School Cell Phones: Lock 'Em Up
New York City approves plan to store electronic devices in outdoor lockers
By Debra Lau Whelan -- School Library Journal, 2/1/2007
New York City has a solution to its ban on student cell phones: store them in outdoor mini-lockers and charge kids 25 cents to 50 cents a day.
Critics are balking at the controversial plan, with some saying a school ban on electronic devices should be eliminated altogether and others objecting to charging kids to store them.
Regardless, the New York City Department of Education (DOE) is going ahead with its proposal, and the pilot program will be in place by September 2007. If all goes well, the entire school system will have outdoor cell phone lockers at the start of the following school year, says DOE spokeswoman Dina Paul Parks.
Like many districts nationwide, New York bars all electronic devices, saying they disrupt the school day.

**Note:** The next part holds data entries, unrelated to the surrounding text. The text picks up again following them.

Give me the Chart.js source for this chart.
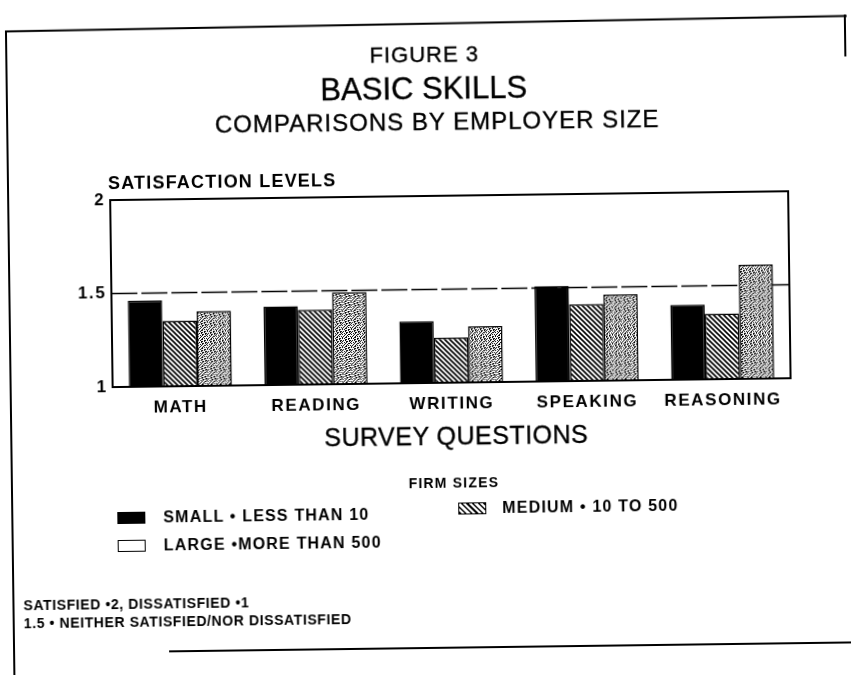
<!DOCTYPE html>
<html><head><meta charset="utf-8">
<script src="https://cdn.jsdelivr.net/npm/chart.js@4.4.0/dist/chart.umd.min.js"></script>
<style>
html,body{margin:0;padding:0;background:#fff;}
#wrap{position:relative;width:851px;height:675px;overflow:hidden;background:#fff;transform:rotate(-0.75deg);transform-origin:425px 337px;}
#c{position:absolute;left:0;top:0;}
.t{position:absolute;white-space:nowrap;font-family:"Liberation Sans",Arial,Helvetica,sans-serif;color:#000;line-height:1;}
.c{transform:translate(-50%,-50%);}
.l{transform:translate(0,-50%);}
.b{font-weight:bold;letter-spacing:1.2px;}
.h{-webkit-text-stroke:0.35px #000;}
.sw{position:absolute;width:28px;height:12px;box-sizing:border-box;border:1.5px solid #000;}
.fr{position:absolute;background:#000;}
</style></head>
<body>
<div id="wrap">
<canvas id="c" width="851" height="675"></canvas>
<div class="fr" style="left:9px;top:25px;width:842px;height:2px;transform:rotate(-0.3deg);transform-origin:0 0;"></div>
<div class="fr" style="left:9px;top:26px;width:2px;height:660px;"></div>
<div class="fr" style="left:848px;top:20px;width:2px;height:42px;"></div>
<div class="fr" style="left:165px;top:647px;width:700px;height:2px;"></div>

<div class="t c h" style="left:428px;top:55px;font-size:22px;letter-spacing:1px;">FIGURE 3</div>
<div class="t c h" style="left:427px;top:88px;font-size:31px;">BASIC SKILLS</div>
<div class="t c h" style="left:440px;top:122px;font-size:24px;letter-spacing:1px;">COMPARISONS BY EMPLOYER SIZE</div>
<div class="t l b" style="left:110px;top:179px;font-size:18px;">SATISFACTION LEVELS</div>
<div class="t c h" style="left:455px;top:436px;font-size:25px;letter-spacing:0.5px;">SURVEY QUESTIONS</div>

<div class="t c b" style="left:452px;top:483px;font-size:14px;">FIRM SIZES</div>
<div class="sw" style="left:115px;top:508px;background:#000;"></div>
<div class="t l b" style="left:161px;top:514px;font-size:16px;">SMALL • LESS THAN 10</div>
<div class="sw" style="left:456px;top:503px;background:repeating-linear-gradient(45deg,#000 0 1.5px,#fff 1.5px 4px);"></div>
<div class="t l b" style="left:500px;top:509px;font-size:16px;">MEDIUM • 10 TO 500</div>
<div class="sw" style="left:115px;top:536px;background:#fff;"></div>
<div class="t l b" style="left:161px;top:542px;font-size:16px;">LARGE •MORE THAN 500</div>

<div class="t l b" style="left:20px;top:600px;font-size:14px;letter-spacing:0.6px;">SATISFIED •2, DISSATISFIED •1</div>
<div class="t l b" style="left:20px;top:618px;font-size:14px;letter-spacing:0.6px;">1.5 • NEITHER SATISFIED/NOR DISSATISFIED</div>
</div>
<script>
const categories = ["MATH", "READING", "WRITING", "SPEAKING", "REASONING"];
const seriesNames = ["SMALL • LESS THAN 10", "MEDIUM • 10 TO 500", "LARGE •MORE THAN 500"];
const smallValues  = [1.46, 1.42, 1.33, 1.51, 1.40];
const mediumValues = [1.35, 1.40, 1.24, 1.41, 1.35];
const largeValues  = [1.40, 1.49, 1.30, 1.46, 1.61];
const yTicks = [1, 1.5, 2];
const neutralLevel = 1.5;

function hatchPattern(ctx){
  const c=document.createElement('canvas'); c.width=c.height=5;
  const g=c.getContext('2d');
  g.fillStyle='#fff'; g.fillRect(0,0,5,5);
  g.strokeStyle='#000'; g.lineWidth=1.6;
  g.beginPath();
  g.moveTo(-1,-1); g.lineTo(6,6);
  g.moveTo(-1,4); g.lineTo(1,6);
  g.moveTo(4,-1); g.lineTo(6,1);
  g.stroke();
  return ctx.createPattern(c,'repeat');
}
function stipplePattern(ctx){
  const rows=[
    "100100110",
    "001001000",
    "010010101",
    "100110000",
    "101000110",
    "000110100",
    "010100011",
    "100011010",
    "001010001"];
  const n=rows.length;
  const c=document.createElement('canvas'); c.width=c.height=n;
  const g=c.getContext('2d');
  g.fillStyle='#fff'; g.fillRect(0,0,n,n);
  g.fillStyle='#000';
  rows.forEach((r,y)=>{ for(let x=0;x<r.length;x++){ if(r[x]==='1') g.fillRect(x,y,1,1);} });
  return ctx.createPattern(c,'repeat');
}

const canvas=document.getElementById('c');
const ctx=canvas.getContext('2d');

const framePlugin={
  id:'frame',
  beforeDraw(chart){ chart.ctx.letterSpacing='1.6px'; },
  beforeDatasetsDraw(chart){
    const {ctx,chartArea:a,scales:{y}}=chart;
    const yy=y.getPixelForValue(neutralLevel);
    ctx.save();
    ctx.strokeStyle='#000'; ctx.lineWidth=1.5;
    ctx.setLineDash([26,4]);
    ctx.beginPath(); ctx.moveTo(a.left,yy); ctx.lineTo(a.right,yy); ctx.stroke();
    ctx.restore();
  },
  afterDatasetsDraw(chart){
    const {ctx,chartArea:a}=chart;
    ctx.save();
    ctx.strokeStyle='#000'; ctx.lineWidth=2;
    ctx.strokeRect(a.left,a.top,a.right-a.left,a.bottom-a.top);
    ctx.restore();
  }
};

new Chart(ctx,{
  type:'bar',
  data:{
    labels:categories,
    datasets:[
      {label:seriesNames[0],data:smallValues,backgroundColor:'#000',borderColor:'#000',borderWidth:1.5},
      {label:seriesNames[1],data:mediumValues,backgroundColor:hatchPattern(ctx),borderColor:'#000',borderWidth:1.5},
      {label:seriesNames[2],data:largeValues,backgroundColor:stipplePattern(ctx),borderColor:'#000',borderWidth:1.5}
    ]
  },
  options:{
    responsive:false,
    animation:false,
    devicePixelRatio:1,
    layout:{padding:{left:62,right:61,top:196,bottom:224}},
    plugins:{legend:{display:false},tooltip:{enabled:false},title:{display:false}},
    datasets:{bar:{categoryPercentage:0.76,barPercentage:1,base:1}},
    scales:{
      x:{
        grid:{display:false,drawTicks:false},
        border:{display:false},
        ticks:{color:'#000',font:{family:'"Liberation Sans",Arial,sans-serif',weight:'bold',size:17},padding:11,maxRotation:0,autoSkip:false},
        title:{display:false},
        afterFit(s){s.height=68;}
      },
      y:{
        min:1,max:2,
        afterBuildTicks(s){s.ticks=yTicks.map(v=>({value:v}));},
        grid:{display:false,drawTicks:false},
        border:{display:false},
        ticks:{color:'#000',font:{family:'"Liberation Sans",Arial,sans-serif',weight:'bold',size:17},padding:5,
          callback:(v)=>String(v)},
        afterFit(s){s.width=50;}
      }
    }
  },
  plugins:[framePlugin]
});
</script>
</body></html>
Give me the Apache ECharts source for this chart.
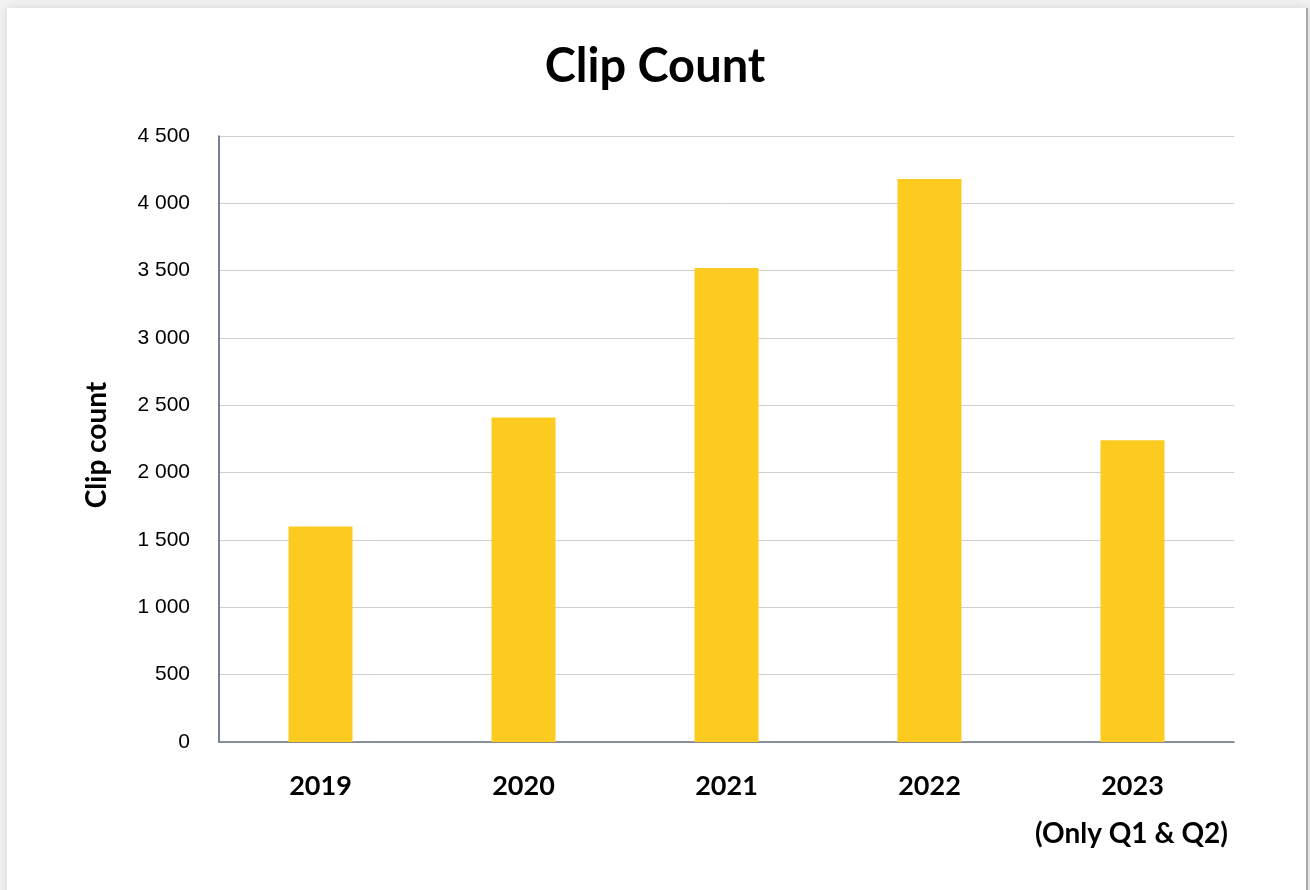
<!DOCTYPE html>
<html>
<head>
<meta charset="utf-8">
<script src="https://cdn.jsdelivr.net/npm/echarts@6/dist/echarts.min.js"></script>
<style>
  html, body { margin:0; padding:0; width:1310px; height:890px; overflow:hidden; background:#f2f2f2; }
  #card { position:absolute; left:7px; top:8px; width:1299px; height:900px; background:#fff;
          box-shadow:0 0 10px rgba(0,0,0,0.12); border-right:2px solid #a8a8a8; }
  #chart { position:absolute; left:0; top:0; width:1310px; height:890px; }
</style>
</head>
<body>
<div id="card"></div>
<div id="chart"></div>
<script>
const categories = ['2019', '2020', '2021', '2022', '2023'];
const clipCounts = [1600, 2410, 3520, 4180, 2240];
const yTicks = { min: 0, max: 4500, interval: 500 };
const titleText = 'Clip Count';
const yAxisTitle = 'Clip count';
const footnote = '(Only Q1 & Q2)';

const chart = echarts.init(document.getElementById('chart'), null, { renderer: 'canvas' });
chart.setOption({
  backgroundColor: 'transparent',
  animation: false,
  title: {
    text: titleText,
    left: 'center',
    top: 38,
    textStyle: { fontFamily: 'Lato', fontWeight: 'bold', fontSize: 47, color: '#000' }
  },
  grid: { left: 219, right: 76, top: 136, bottom: 148, containLabel: false },
  xAxis: {
    type: 'category',
    data: categories,
    axisLine: { lineStyle: { color: '#6b7385', width: 1.5 } },
    axisTick: { show: false },
    axisLabel: { margin: 31, fontFamily: 'Lato', fontWeight: 'bold', fontSize: 27, color: '#000' }
  },
  yAxis: {
    type: 'value',
    min: yTicks.min, max: yTicks.max, interval: yTicks.interval,
    name: yAxisTitle,
    nameLocation: 'middle',
    nameGap: 108,
    nameTextStyle: { fontFamily: 'Lato', fontWeight: 'bold', fontSize: 28, color: '#000', padding: [0, 12, 0, 0] },
    axisLine: { show: true, lineStyle: { color: '#4a5675', width: 1.5 } },
    axisTick: { show: false },
    splitLine: { lineStyle: { color: '#cfcfcf', width: 1 } },
    axisLabel: {
      margin: 29, fontFamily: 'Liberation Sans', fontSize: 21, color: '#000',
      formatter: v => String(v).replace(/\B(?=(\d{3})+(?!\d))/g, ' ')
    }
  },
  series: [{
    type: 'bar',
    data: clipCounts,
    barWidth: 64,
    itemStyle: { color: '#FDCA20' }
  }],
  graphic: [{
    type: 'text',
    right: 82,
    top: 820,
    style: { text: footnote, fontFamily: 'Lato', fontWeight: 'bold', fontSize: 28, fill: '#000' }
  }]
});
</script>
</body>
</html>
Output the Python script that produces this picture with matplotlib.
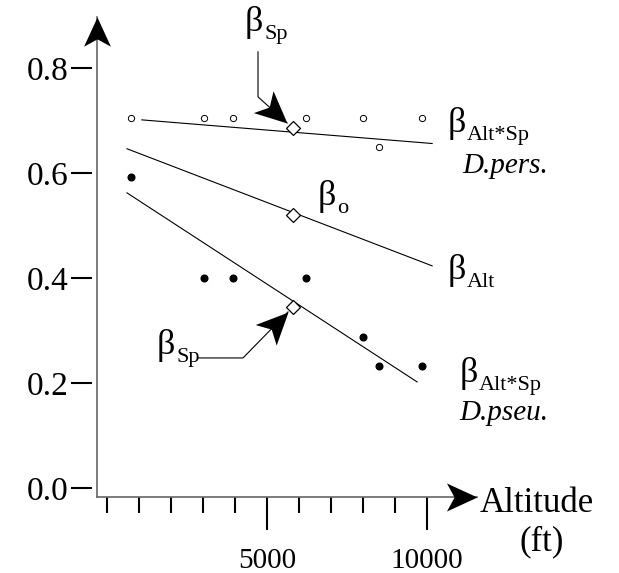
import numpy as np
import matplotlib
matplotlib.use('Agg')
import matplotlib.pyplot as plt
from matplotlib.path import Path
from matplotlib.markers import MarkerStyle
from matplotlib.transforms import Affine2D

plt.rcParams['font.family'] = ['Liberation Serif', 'DejaVu Serif']

# ---- data ----
altitude = [750, 3030, 3940, 6220, 8000, 8500, 9840]
pers_values = [0.705, 0.705, 0.705, 0.705, 0.705, 0.650, 0.705]   # D.pers. (open)
pseu_values = [0.593, 0.400, 0.400, 0.400, 0.288, 0.232, 0.232]   # D.pseu. (filled)

# fitted lines (end points)
pers_fit_x = [1090, 10160]
pers_fit_y = [0.701, 0.656]
alt_fit_x = [625, 10160]
alt_fit_y = [0.646, 0.423]
pseu_fit_x = [625, 9690]
pseu_fit_y = [0.562, 0.202]

# intercepts at the mean altitude (diamonds)
mean_alt = 5810
diamond_y = [0.686, 0.520, 0.345]

y_ticks = [0.0, 0.2, 0.4, 0.6, 0.8]
y_ticklabels = ['0.0', '0.2', '0.4', '0.6', '0.8']
x_major = [5000, 10000]
x_minor = np.arange(0, 10001, 1000)

# ---- figure ----
fig = plt.figure(figsize=(6.19, 5.73), dpi=100)
ax = fig.add_axes([0.1567, 0.1332, 0.6139, 0.8372])
ax.set_xlim(-312, 11562)
ax.set_ylim(-0.0166, 0.897)

for s in ['top', 'right']:
    ax.spines[s].set_visible(False)
ax.spines['left'].set_position(('outward', 3.6))
ax.spines['left'].set_visible(False)
ax.spines['bottom'].set_color('#666666')
ax.spines['bottom'].set_linewidth(1.2)

# visible y axis line (ticks sit a bit away from it)
ax.plot([0, 0], [0, 1], transform=ax.transAxes, color='#666666', lw=1.2,
        clip_on=False, zorder=3)

ax.set_yticks(y_ticks)
ax.set_yticklabels(y_ticklabels)
ax.tick_params(axis='y', direction='out', length=15, width=1.5, pad=2,
               labelsize=24, color='black')
ax.set_xticks(x_major)
ax.set_xticklabels([str(v) for v in x_major])
ax.set_xticks(x_minor, minor=True)
ax.tick_params(axis='x', which='major', direction='out', length=24, width=1.5,
               pad=13, labelsize=21, color='black')
ax.tick_params(axis='x', which='minor', direction='out', length=11.5, width=1.5,
               color='black')

# stealth arrow heads
stealth = Path([(0, 0), (-1, 0.46), (-0.75, 0), (-1, -0.46), (0, 0)],
               [Path.MOVETO, Path.LINETO, Path.LINETO, Path.LINETO, Path.CLOSEPOLY])


def head(angle):
    return MarkerStyle(stealth, transform=Affine2D().rotate_deg(angle))


ax.plot(0, 1, marker=head(90), ms=42, color='black', mew=0,
        transform=ax.transAxes, clip_on=False, zorder=4)
ax.plot(1, 0, marker=head(0), ms=44, color='black', mew=0,
        transform=ax.transAxes, clip_on=False, zorder=4)

# fits
for fx, fy in [(pers_fit_x, pers_fit_y), (alt_fit_x, alt_fit_y), (pseu_fit_x, pseu_fit_y)]:
    ax.plot(fx, fy, color='black', lw=0.8, zorder=2)

# points
ax.plot(altitude, pers_values, 'o', ms=4.5, mfc='white', mec='black', mew=0.7,
        ls='none', zorder=3)
ax.plot(altitude, pseu_values, 'o', ms=4.8, color='black', ls='none', zorder=3)
ax.plot([mean_alt] * 3, diamond_y, 'D', ms=7, mfc='white', mec='black', mew=0.9,
        ls='none', zorder=4)


# annotation arrows (bent leader lines)
def leader(xs, ys):
    ax.plot(xs, ys, color='black', lw=0.8, clip_on=False, zorder=3)
    p0 = ax.transData.transform((xs[-2], ys[-2]))
    p1 = ax.transData.transform((xs[-1], ys[-1]))
    ang = np.degrees(np.arctan2(p1[1] - p0[1], p1[0] - p0[0]))
    ax.plot(xs[-1], ys[-1], marker=head(ang), ms=46, color='black', mew=0,
            clip_on=False, zorder=5)


leader([4719, 4719, 5625], [0.8305, 0.7448, 0.6952])
leader([2844, 4250, 5656], [0.2476, 0.2476, 0.3352])


def beta_label(x, y, sub, size=26, sub_size=16):
    t = ax.text(x, y, 'β', fontsize=size, ha='left', va='baseline')
    ax.annotate(sub, xy=(1, 0), xycoords=t, xytext=(0.5, 0),
                textcoords='offset points', fontsize=sub_size,
                ha='left', va='baseline')


beta_label(4312, 0.8705, 'Sp')
beta_label(6594, 0.539, 'o')
beta_label(10656, 0.678, 'Alt*Sp')
beta_label(10656, 0.398, 'Alt')
beta_label(11031, 0.202, 'Alt*Sp')
beta_label(1562, 0.255, 'Sp')

ax.text(11094, 0.600, 'D.pers.', fontsize=21, style='italic', ha='left', va='baseline')
ax.text(11000, 0.1295, 'D.pseu.', fontsize=21, style='italic', ha='left', va='baseline')

ax.text(11656, -0.0457, 'Altitude', fontsize=25, ha='left', va='baseline', clip_on=False)
ax.text(13594, -0.118, '(ft)', fontsize=25, ha='center', va='baseline', clip_on=False)

fig.savefig('out.png', dpi=100)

Former Schools Chancellor Richard Green adopted the rule in December 1988 as a way to keep beepers out of schools, and it still applies to this day—although it was loosely enforced.
The use of cell phones in city schools only became a problem in April 2006, when the DOE launched its unannounced scanning program, allowing the use of mobile metal detectors to check middle and high school students for weapons, says Parks. Only 82 schools in the city have permanent metal detectors. “As a result of that, the confiscation of cell phones was enforced,” she says.
The idea of storing cell phones in lockers came about when the company Celstor approached the DOE last summer after the city council requested a hearing to defend the cell phone ban. The DOE explained that phones were unnecessary because “we have measures in place that allow parents to contact their children during the day in case of an emergency,” says Parks.
After deciding that a cellular scrambling device was too costly a deterrent, the DOE concluded that the storage idea was too good to pass up. New York Mayor Michael Bloomberg, an avid supporter of the schoolwide cell phone ban, gave his blessing to the idea of installing small metal lockers outside of a handful of middle and high schools next September. The lockers, with individual keys, will only be large enough to store a cell phone and perhaps another device such as an iPod, and they will be stationed outside of school buildings. The average price for daily storage will range from 25 cents to 50 cents a day, says Parks.
The department is now examining several proposals from other vendors before deciding who gets the contract. All proceed will go to the winner, and the DOE will have nothing to do with maintaining the lockers or profit from them in any way. “We are not aware of other school districts that are looking at cell phone lockers,” says Parks. Of course, there will be enough lockers to accommodate schools that have up to 4,000 students, she adds.